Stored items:
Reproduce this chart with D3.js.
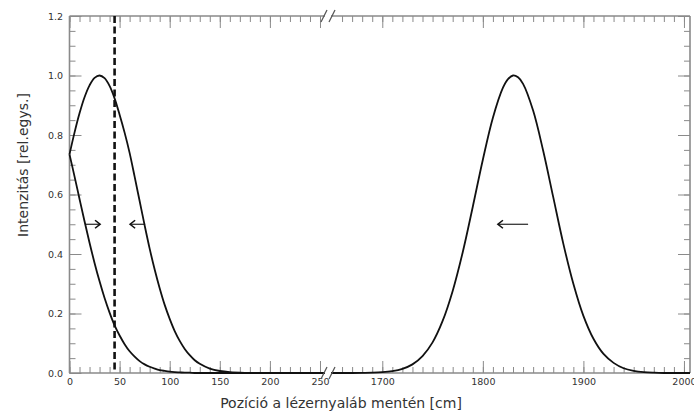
<!DOCTYPE html>
<html>
<head>
<meta charset="utf-8">
<script src="https://cdn.jsdelivr.net/npm/d3@7"></script>
<style>
  html, body { margin: 0; padding: 0; background: #fff; }
  svg { display: block; }
  text { font-family: "DejaVu Sans", sans-serif; fill: #333; }
</style>
</head>
<body>
<svg id="chart" width="694" height="412"></svg>
<script>
// Beam positions along the laser path [cm], left segment of the broken axis
const posLeft = [0, 5, 10, 15, 20, 25, 30, 35, 40, 45, 50, 55, 60, 65, 70, 75, 80, 85, 90, 95,
                 100, 105, 110, 115, 120, 125, 130, 140, 150, 160, 175, 200, 230, 255];
// Pulse travelling towards +x (decaying from the start)
const beamA = [0.735, 0.661, 0.585, 0.510, 0.438, 0.370, 0.308, 0.252, 0.203, 0.160, 0.126, 0.097,
               0.073, 0.055, 0.040, 0.029, 0.021, 0.015, 0.010, 0.007, 0.0045, 0.003, 0.002, 0.001,
               0.001, 0, 0, 0, 0, 0, 0, 0, 0, 0];
// Pulse travelling back towards the start
const beamB = [0.735, 0.808, 0.873, 0.927, 0.967, 0.992, 1.000, 0.991, 0.965, 0.923, 0.868, 0.808,
               0.740, 0.660, 0.578, 0.496, 0.418, 0.348, 0.285, 0.229, 0.182, 0.141, 0.108, 0.081,
               0.060, 0.043, 0.031, 0.015, 0.0067, 0.0028, 0.0007, 0, 0, 0];
// Right segment of the broken axis
const posRight = [1649, 1660, 1670, 1680, 1690, 1700, 1710, 1720, 1730, 1740, 1750, 1760, 1770,
                  1780, 1790, 1800, 1810, 1820, 1825, 1830, 1835, 1840, 1850, 1860, 1870, 1880, 1890,
                  1900, 1910, 1920, 1930, 1940, 1950, 1960, 1970, 1980, 1990, 2006];
const beamC = [0, 0, 0, 0.0004, 0.001, 0.0026, 0.0063, 0.014, 0.029, 0.057, 0.103, 0.175, 0.276,
               0.406, 0.559, 0.717, 0.858, 0.959, 0.988, 1.000, 0.994, 0.972, 0.882, 0.747, 0.591,
               0.435, 0.300, 0.192, 0.115, 0.064, 0.034, 0.016, 0.0074, 0.003, 0.001, 0, 0, 0];

// Tick labels
const yTicks = [0, 0.2, 0.4, 0.6, 0.8, 1.0, 1.2];
const xTicksLeft = [0, 50, 100, 150, 200, 250];
const xTicksRight = [1700, 1800, 1900, 2000];

// Marker position (dashed line) and direction arrows [from, to, level]
const markerPos = 45;
const arrowsLeft = [[15.5, 30.5, 0.5], [75.5, 60.5, 0.5]];
const arrowsRight = [[1845, 1815, 0.5]];

const svg = d3.select("#chart");
const yTop = 16, yBot = 373;
const xL = d3.scaleLinear().domain([0, 255]).range([69.5, 325]);
const xR = d3.scaleLinear().domain([1649, 2006]).range([331, 690]);
const y = d3.scaleLinear().domain([0, 1.2]).range([yBot, yTop]);

const gray = "#8a8a8a";
const major = 12, minor = 6;

function rng(a, b, s) { return d3.range(a, b + s / 2, s); }

// --- tick marks (inward-pointing) ---
function styleAxis(g) {
  g.select(".domain").remove();
  g.selectAll(".tick line").attr("stroke", gray).attr("stroke-width", 1);
  g.selectAll(".tick text").attr("font-size", 9.5).attr("fill", "#333")
    .style("font-family", "DejaVu Sans, sans-serif");
}

// bottom axis, left segment
svg.append("g").attr("transform", `translate(0,${yBot})`)
  .call(d3.axisBottom(xL).tickValues(rng(0, 250, 10)).tickFormat("").tickSizeInner(-minor).tickSizeOuter(0)).call(styleAxis);
svg.append("g").attr("transform", `translate(0,${yBot})`)
  .call(d3.axisBottom(xL).tickValues(xTicksLeft).tickFormat(d3.format("d")).tickSizeInner(-major).tickSizeOuter(0).tickPadding(5.5)).call(styleAxis);
// bottom axis, right segment
svg.append("g").attr("transform", `translate(0,${yBot})`)
  .call(d3.axisBottom(xR).tickValues(rng(1660, 2000, 10)).tickFormat("").tickSizeInner(-minor).tickSizeOuter(0)).call(styleAxis);
svg.append("g").attr("transform", `translate(0,${yBot})`)
  .call(d3.axisBottom(xR).tickValues(xTicksRight).tickFormat(d3.format("d")).tickSizeInner(-major).tickSizeOuter(0).tickPadding(5.5)).call(styleAxis);
// top axis
svg.append("g").attr("transform", `translate(0,${yTop})`)
  .call(d3.axisTop(xL).tickValues(rng(0, 250, 10)).tickFormat("").tickSizeInner(-minor).tickSizeOuter(0)).call(styleAxis);
svg.append("g").attr("transform", `translate(0,${yTop})`)
  .call(d3.axisTop(xL).tickValues(xTicksLeft).tickFormat("").tickSizeInner(-major).tickSizeOuter(0)).call(styleAxis);
svg.append("g").attr("transform", `translate(0,${yTop})`)
  .call(d3.axisTop(xR).tickValues(rng(1660, 2000, 10)).tickFormat("").tickSizeInner(-minor).tickSizeOuter(0)).call(styleAxis);
svg.append("g").attr("transform", `translate(0,${yTop})`)
  .call(d3.axisTop(xR).tickValues(xTicksRight).tickFormat("").tickSizeInner(-major).tickSizeOuter(0)).call(styleAxis);
// left axis
svg.append("g").attr("transform", `translate(${xL(0)},0)`)
  .call(d3.axisLeft(y).tickValues(rng(0, 1.2, 0.05)).tickFormat("").tickSizeInner(-minor).tickSizeOuter(0)).call(styleAxis);
svg.append("g").attr("transform", `translate(${xL(0)},0)`)
  .call(d3.axisLeft(y).tickValues(yTicks).tickFormat(d3.format(".1f")).tickSizeInner(-major).tickSizeOuter(0).tickPadding(6.5)).call(styleAxis);
// right axis
svg.append("g").attr("transform", `translate(${xR(2006)},0)`)
  .call(d3.axisRight(y).tickValues(rng(0, 1.2, 0.05)).tickFormat("").tickSizeInner(-minor).tickSizeOuter(0)).call(styleAxis);
svg.append("g").attr("transform", `translate(${xR(2006)},0)`)
  .call(d3.axisRight(y).tickValues(yTicks).tickFormat("").tickSizeInner(-major).tickSizeOuter(0)).call(styleAxis);

// --- frame with a gap at the axis break ---
const spine = svg.append("g").attr("stroke", gray).attr("stroke-width", 1.6).attr("fill", "none");
[[xL.range()[0], xL.range()[1]], [xR.range()[0], xR.range()[1]]].forEach(([a, b]) => {
  spine.append("line").attr("x1", a).attr("x2", b).attr("y1", yTop).attr("y2", yTop);
  spine.append("line").attr("x1", a).attr("x2", b).attr("y1", yBot).attr("y2", yBot);
});
spine.append("line").attr("x1", xL(0)).attr("x2", xL(0)).attr("y1", yTop).attr("y2", yBot);
spine.append("line").attr("x1", xR(2006)).attr("x2", xR(2006)).attr("y1", yTop).attr("y2", yBot);

// --- intensity curves ---
const curves = svg.append("g").attr("fill", "none").attr("stroke", "#111").attr("stroke-width", 1.8);
function drawSeries(xs, ys, sx) {
  const line = d3.line().x((d, i) => sx(xs[i])).y(d => y(d)).curve(d3.curveCatmullRom.alpha(0.5));
  curves.append("path").attr("d", line(ys));
}
drawSeries(posLeft, beamA, xL);
drawSeries(posLeft, beamB, xL);
drawSeries(posRight, beamC, xR);

// --- break marks ---
const brk = svg.append("g").attr("stroke", "#555").attr("stroke-width", 1.2);
[yTop, yBot].forEach(yy => {
  [xL.range()[1] - 1, xR.range()[0] + 1].forEach(cx => {
    brk.append("line").attr("x1", cx - 3).attr("y1", yy + 6).attr("x2", cx + 3).attr("y2", yy - 6);
  });
});

// --- dashed marker ---
svg.append("line")
  .attr("x1", xL(markerPos)).attr("x2", xL(markerPos))
  .attr("y1", yTop).attr("y2", yBot)
  .attr("stroke", "#111").attr("stroke-width", 2.6).attr("stroke-dasharray", "7,3.5");

// --- direction arrows ---
const arr = svg.append("g").attr("stroke", "#111").attr("fill", "none").attr("stroke-width", 1.1);
function arrow(sx, [from, to, lvl]) {
  const x1 = sx(from), x2 = sx(to), yy = y(lvl);
  const dir = Math.sign(x2 - x1);
  arr.append("line").attr("x1", x1).attr("x2", x2).attr("y1", yy).attr("y2", yy);
  arr.append("path")
    .attr("d", `M${x2 - dir * 5},${yy - 4} L${x2},${yy} L${x2 - dir * 5},${yy + 4}`)
    .attr("stroke-width", 1.6);
}
arrowsLeft.forEach(a => arrow(xL, a));
arrowsRight.forEach(a => arrow(xR, a));

// --- axis titles ---
svg.append("text")
  .attr("x", 341).attr("y", 408)
  .attr("text-anchor", "middle").attr("font-size", 14)
  .text("Pozíció a lézernyaláb mentén [cm]");
svg.append("text")
  .attr("transform", "translate(28,165) rotate(-90)")
  .attr("text-anchor", "middle").attr("font-size", 14)
  .text("Intenzitás [rel.egys.]");
</script>
</body>
</html>
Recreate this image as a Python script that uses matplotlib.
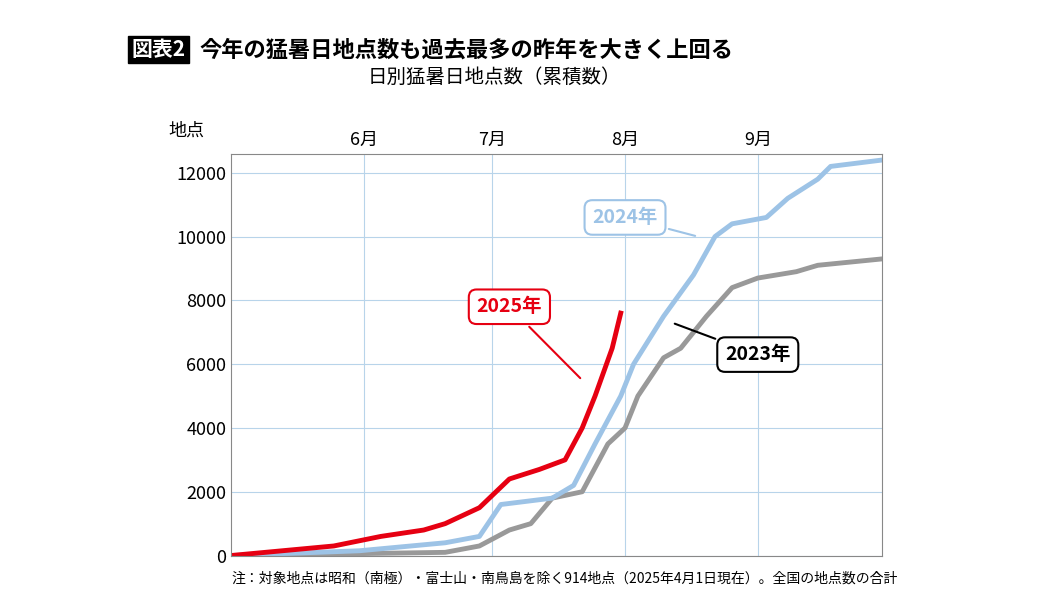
import matplotlib
matplotlib.use("Agg")
import matplotlib.pyplot as plt
import matplotlib.dates as mdates
import pandas as pd

plt.rcParams['font.family'] = ['Noto Sans CJK JP', 'DejaVu Sans']

d2025 = ["2025-05-01","2025-05-25","2025-06-05","2025-06-15","2025-06-20","2025-06-28","2025-07-05","2025-07-12","2025-07-18","2025-07-22","2025-07-25","2025-07-29","2025-07-31"]
v2025 = [0,300,600,800,1000,1500,2400,2700,3000,4000,5000,6500,7600]
d2024 = ["2025-05-01","2025-05-31","2025-06-20","2025-06-28","2025-07-03","2025-07-15","2025-07-20","2025-07-25","2025-07-31","2025-08-03","2025-08-10","2025-08-17","2025-08-22","2025-08-26","2025-09-03","2025-09-08","2025-09-15","2025-09-18","2025-09-30"]
v2024 = [0,150,400,600,1600,1800,2200,3500,5000,6000,7500,8800,10000,10400,10600,11200,11800,12200,12400]
d2023 = ["2025-05-01","2025-06-20","2025-06-28","2025-07-05","2025-07-10","2025-07-15","2025-07-22","2025-07-28","2025-08-01","2025-08-04","2025-08-10","2025-08-14","2025-08-20","2025-08-26","2025-09-01","2025-09-10","2025-09-15","2025-09-30"]
v2023 = [0,100,300,800,1000,1800,2000,3500,4000,5000,6200,6500,7500,8400,8700,8900,9100,9300]
yticks = [0,2000,4000,6000,8000,10000,12000]
months = ["6月","7月","8月","9月"]

fig = plt.figure(figsize=(10.5,5.91), dpi=100)
ax = fig.add_axes([0.22,0.06,0.62,0.68])
ax.plot(pd.to_datetime(d2023), v2023, color="#999999", lw=3.5)
ax.plot(pd.to_datetime(d2024), v2024, color="#9dc3e6", lw=3.5)
ax.plot(pd.to_datetime(d2025), v2025, color="#e60012", lw=3.5)
ax.set_xlim(pd.Timestamp("2025-05-01"), pd.Timestamp("2025-09-30"))
ax.set_ylim(0,12600)
ax.set_yticks(yticks)
ax.set_yticklabels([str(t) for t in yticks], fontsize=13)
mt = pd.to_datetime(["2025-06-01","2025-07-01","2025-08-01","2025-09-01"])
ax.set_xticks(mt)
ax.set_xticklabels(months, fontsize=13)
ax.xaxis.tick_top()
ax.tick_params(length=0)
ax.grid(True, color="#b8d4ea", lw=0.8)
for s in ax.spines.values():
    s.set_color("#888888"); s.set_linewidth(0.8)

fig.text(0.125,0.905,"図表2", fontsize=15, fontweight="bold", color="white",
         bbox=dict(boxstyle="square,pad=0.15", fc="black", ec="black"))
fig.text(0.19,0.905,"今年の猛暑日地点数も過去最多の昨年を大きく上回る", fontsize=16, fontweight="bold")
fig.text(0.35,0.86,"日別猛暑日地点数（累積数）", fontsize=14)
fig.text(0.16,0.77,"地点", fontsize=13)

def callout(x, y, txt, col, tx, ty):
    ax.annotate(txt, xy=(pd.Timestamp(x), y), xytext=(pd.Timestamp(tx), ty),
                fontsize=14, fontweight="bold", color=col if col != "#999999" else "black",
                ha="center", va="center",
                bbox=dict(boxstyle="round,pad=0.4", fc="white", ec=col if col != "#999999" else "black", lw=1.5),
                arrowprops=dict(arrowstyle="-", color=col if col != "#999999" else "black", lw=1.5))
callout("2025-07-22", 5500, "2025年", "#e60012", "2025-07-05", 7800)
callout("2025-08-18", 10000, "2024年", "#9dc3e6", "2025-08-01", 10600)
callout("2025-08-12", 7300, "2023年", "#999999", "2025-09-01", 6300)

fig.text(0.22,0.015,"注：対象地点は昭和（南極）・富士山・南鳥島を除く914地点（2025年4月1日現在）。全国の地点数の合計", fontsize=10)
fig.savefig("out.png", dpi=100, facecolor="white")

Exercise aim:
Everything from the first line of the records through the line containing "0.001, 0, 0, 0];" should be reproduced exactly, apart from the pictures.

Task output:
Reproduce this chart with D3.js.
<!DOCTYPE html>
<html>
<head>
<meta charset="utf-8">
<script src="https://cdn.jsdelivr.net/npm/d3@7"></script>
<style>
  html, body { margin: 0; padding: 0; background: #fff; }
  svg { display: block; }
  text { font-family: "DejaVu Sans", sans-serif; fill: #333; }
</style>
</head>
<body>
<svg id="chart" width="694" height="412"></svg>
<script>
// Beam positions along the laser path [cm], left segment of the broken axis
const posLeft = [0, 5, 10, 15, 20, 25, 30, 35, 40, 45, 50, 55, 60, 65, 70, 75, 80, 85, 90, 95,
                 100, 105, 110, 115, 120, 125, 130, 140, 150, 160, 175, 200, 230, 255];
// Pulse travelling towards +x (decaying from the start)
const beamA = [0.735, 0.661, 0.585, 0.510, 0.438, 0.370, 0.308, 0.252, 0.203, 0.160, 0.126, 0.097,
               0.073, 0.055, 0.040, 0.029, 0.021, 0.015, 0.010, 0.007, 0.0045, 0.003, 0.002, 0.001,
               0.001, 0, 0, 0, 0, 0, 0, 0, 0, 0];
// Pulse travelling back towards the start
const beamB = [0.735, 0.808, 0.873, 0.927, 0.967, 0.992, 1.000, 0.991, 0.965, 0.923, 0.868, 0.808,
               0.740, 0.660, 0.578, 0.496, 0.418, 0.348, 0.285, 0.229, 0.182, 0.141, 0.108, 0.081,
               0.060, 0.043, 0.031, 0.015, 0.0067, 0.0028, 0.0007, 0, 0, 0];
// Right segment of the broken axis
const posRight = [1649, 1660, 1670, 1680, 1690, 1700, 1710, 1720, 1730, 1740, 1750, 1760, 1770,
                  1780, 1790, 1800, 1810, 1820, 1825, 1830, 1835, 1840, 1850, 1860, 1870, 1880, 1890,
                  1900, 1910, 1920, 1930, 1940, 1950, 1960, 1970, 1980, 1990, 2006];
const beamC = [0, 0, 0, 0.0004, 0.001, 0.0026, 0.0063, 0.014, 0.029, 0.057, 0.103, 0.175, 0.276,
               0.406, 0.559, 0.717, 0.858, 0.959, 0.988, 1.000, 0.994, 0.972, 0.882, 0.747, 0.591,
               0.435, 0.300, 0.192, 0.115, 0.064, 0.034, 0.016, 0.0074, 0.003, 0.001, 0, 0, 0];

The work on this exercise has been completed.